You didn't get modded down because you said Linux is not good, you got modded down because of saying "Kopete is terrible" and no extra explanations, not to mention the insistent spam on the rest of the thread about your stupid attempt to call the GPL immoral mostly because you don't understand it. So, perhaps the sentiment from the guy who modded you down was not an "I disagree" but a "I hope this is a troll, else my faith of humanity would be gone"
Copyright infringement is "piracy" in the same way DRM is "consumer rape"
> "Troll" is not a synonym for "disagrees with me and therefore is bad".
I totally agree with that. "Troll" like everything else is a judgment call. You came across like a troll. See Vexorian's post for more explanation.
Personally, I didn't judge you a troll for the "I don't use Linux" post; in fact, I have no problem with people for whom Linux doesn't cut it and I am very aware of some of the reasons which might cause that.
The "Kopete is terrible" post by itself also didn't bring you over my threshold, but the combination of the two passed the threshold.

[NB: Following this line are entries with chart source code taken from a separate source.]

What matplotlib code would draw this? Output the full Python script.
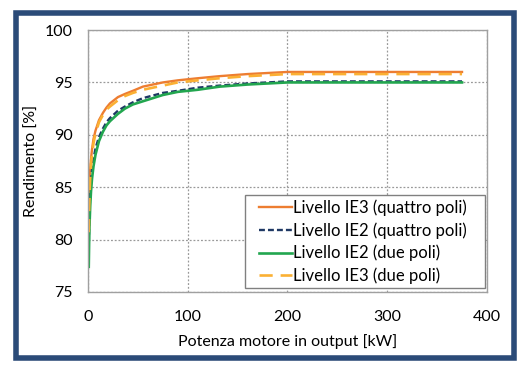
import matplotlib.pyplot as plt
from matplotlib.patches import Rectangle

# potenze nominali [kW]
potenza = [0.75, 1.1, 1.5, 2.2, 3, 4, 5.5, 7.5, 11, 15, 18.5, 22, 30, 37, 45,
           55, 75, 90, 110, 132, 160, 200, 250, 315, 355, 375]

# rendimenti [%]
ie3_4p = [82.5, 84.1, 85.3, 86.7, 87.7, 88.6, 89.6, 90.4, 91.4, 92.1, 92.6, 93.0,
          93.6, 93.9, 94.2, 94.6, 95.0, 95.2, 95.4, 95.6, 95.8, 96.0, 96.0, 96.0, 96.0, 96.0]
ie2_4p = [79.6, 81.4, 82.8, 84.3, 85.5, 86.6, 87.7, 88.7, 89.8, 90.6, 91.2, 91.6,
          92.3, 92.7, 93.1, 93.5, 94.0, 94.2, 94.5, 94.7, 94.9, 95.1, 95.1, 95.1, 95.1, 95.1]
ie2_2p = [77.4, 79.6, 81.3, 83.2, 84.6, 85.8, 87.0, 88.1, 89.4, 90.3, 90.9, 91.3,
          92.0, 92.5, 92.9, 93.2, 93.8, 94.1, 94.3, 94.6, 94.8, 95.0, 95.0, 95.0, 95.0, 95.0]
ie3_2p = [80.7, 82.7, 84.2, 85.9, 87.1, 88.1, 89.2, 90.1, 91.2, 91.9, 92.4, 92.7,
          93.3, 93.7, 94.0, 94.3, 94.7, 95.0, 95.2, 95.4, 95.6, 95.8, 95.8, 95.8, 95.8, 95.8]

etichette = ["Livello IE3 (quattro poli)", "Livello IE2 (quattro poli)",
             "Livello IE2 (due poli)", "Livello IE3 (due poli)"]

plt.rcParams['font.family'] = ['Lato', 'DejaVu Sans']

fig = plt.figure(figsize=(5.27, 3.71), dpi=100)
ax = fig.add_axes([0.167, 0.213, 0.757, 0.706])

ax.plot(potenza, ie3_4p, color='#ed7d31', lw=1.7, label=etichette[0])
ax.plot(potenza, ie2_4p, color='#1f3864', lw=1.7, ls=(0, (2.5, 1.3)), label=etichette[1])
ax.plot(potenza, ie2_2p, color='#22a64f', lw=1.9, label=etichette[2])
ax.plot(potenza, ie3_2p, color='#fbb033', lw=1.9, ls=(0, (5, 3)), label=etichette[3])

ax.set_xlim(0, 400)
ax.set_ylim(75, 100)
ax.set_xticks([0, 100, 200, 300, 400])
ax.set_yticks([75, 80, 85, 90, 95, 100])
ax.tick_params(labelsize=11.5, length=0)
ax.tick_params(axis='x', pad=13)
ax.tick_params(axis='y', pad=11)
ax.grid(True, color='#999999', ls=(0, (1.5, 1.5)), lw=0.9)
for s in ax.spines.values():
    s.set_color('#a0a0a0')
    s.set_linewidth(1)

ax.set_xlabel("Potenza motore in output [kW]", fontsize=11.5, labelpad=7)
ax.set_ylabel("Rendimento [%]", fontsize=11.5, labelpad=4)

# legenda senza cornice, la cornice la disegno dopo (piu' larga ai lati)
leg = ax.legend(loc='lower right', bbox_to_anchor=(0.950, 0.03), fontsize=12,
                handlelength=2.0, handletextpad=0.05, frameon=False,
                borderaxespad=0, labelspacing=0.37, borderpad=0)

fig.canvas.draw()
bb = leg.get_window_extent().transformed(fig.transFigure.inverted())
px = 1.0 / 527
py = 1.0 / 371
box = Rectangle((bb.x0 - 14 * px, bb.y0 - 4 * py),
                bb.width + 32 * px, bb.height + 8 * py,
                transform=fig.transFigure, facecolor='white',
                edgecolor='#808080', linewidth=1, zorder=4, clip_on=False)
ax.add_patch(box)

# cornice blu
fig.patches.append(Rectangle((0.030, 0.036), 0.946, 0.928, transform=fig.transFigure,
                             fill=False, edgecolor='#2b4b78', linewidth=4))

fig.savefig("out.png", dpi=100)
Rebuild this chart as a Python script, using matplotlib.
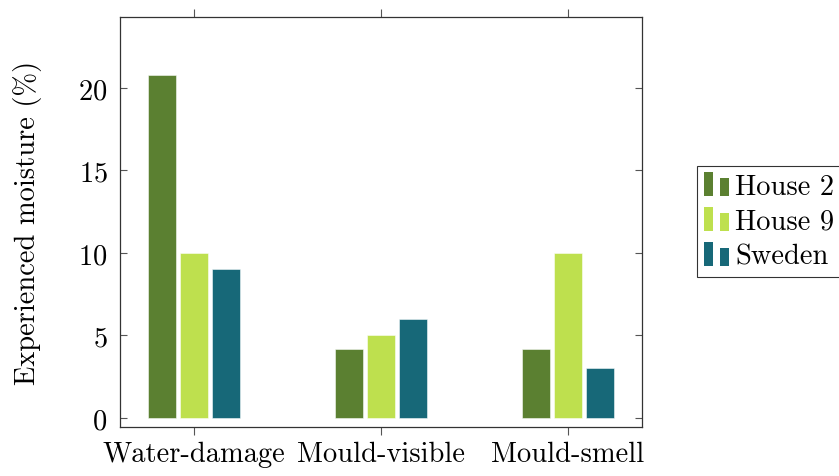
import matplotlib
matplotlib.use("Agg")
import matplotlib.pyplot as plt
import numpy as np
from matplotlib.patches import Rectangle
from matplotlib.legend_handler import HandlerBase

plt.rcParams['font.family'] = 'serif'
plt.rcParams['font.serif'] = ['cmr10', 'DejaVu Serif']
plt.rcParams['mathtext.fontset'] = 'cm'
plt.rcParams['axes.formatter.use_mathtext'] = True

categories = ["Water-damage", "Mould-visible", "Mould-smell"]
series_names = ["House 2", "House 9", "Sweden"]
house2 = [20.8, 4.2, 4.2]
house9 = [10.0, 5.0, 10.0]
sweden = [9.0, 6.0, 3.0]
colors = ["#5B8031", "#BEE04E", "#176878"]
yticks = [0, 5, 10, 15, 20]

FS = 20.5

fig = plt.figure(figsize=(8.39, 4.77), dpi=100)
ax = fig.add_axes([120/839, 1-428/477, (642-120)/839, (428-18)/477])

x = np.arange(len(categories))
w = 0.15
off = 0.171
for i, (vals, name, c) in enumerate(zip([house2, house9, sweden], series_names, colors)):
    ax.bar(x + (i-1)*off, vals, width=w, color=c, edgecolor=(1, 1, 1, 0.6), linewidth=0.6, label=name)

ax.set_xlim(-0.396, 2.396)
ax.set_ylim(-0.55, 24.3)
ax.set_xticks(x)
ax.set_xticklabels(categories)
ax.set_yticks(yticks)
ax.tick_params(axis='y', direction='in', left=True, right=True, length=5, width=0.8, color='#555555', labelsize=FS, pad=9)
ax.tick_params(axis='x', direction='out', top=True, bottom=True, length=6, width=0.8, color='#555555', labelsize=FS, pad=4)
for s in ax.spines.values():
    s.set_color('#333333')
    s.set_linewidth(0.9)
ax.set_ylabel("Experienced moisture (%)", fontsize=FS, labelpad=26)


class TwoBarHandler(HandlerBase):
    def create_artists(self, legend, orig_handle, xdescent, ydescent, width, height, fontsize, trans):
        c = orig_handle.get_facecolor()
        bw = width * 0.36
        h = height * 1.2
        y0 = -ydescent - height * 0.12
        r1 = Rectangle((-xdescent, y0), bw, h, facecolor=c, edgecolor='none', transform=trans)
        r2 = Rectangle((-xdescent + width * 0.67, y0), bw, h * 0.75, facecolor=c, edgecolor='none', transform=trans)
        return [r1, r2]


handles = [Rectangle((0, 0), 1, 1, facecolor=c) for c in colors]
leg = fig.legend(handles, series_names, loc='center left', bbox_to_anchor=(697/839, 1-222.5/477),
                 handler_map={Rectangle: TwoBarHandler()}, fontsize=FS, frameon=True, fancybox=False,
                 edgecolor='black', handlelength=0.84, handletextpad=0.25, borderpad=0.25, labelspacing=0.3,
                 borderaxespad=0)
leg.get_frame().set_linewidth(0.8)

fig.savefig("out.png", dpi=100)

One of the big differences between the FOSS world and Windows / MacOS is the rate at which applications can evolve feature-wise and interface-wise. For some, this is great, for others, a catastrophe. This makes me doubt that anyone who uses Windows (and I assumed Windows without FOSS, given the complaint of your post: "integration") as their primary computing platform would be able to properly pass judgment on any particular FOSS application.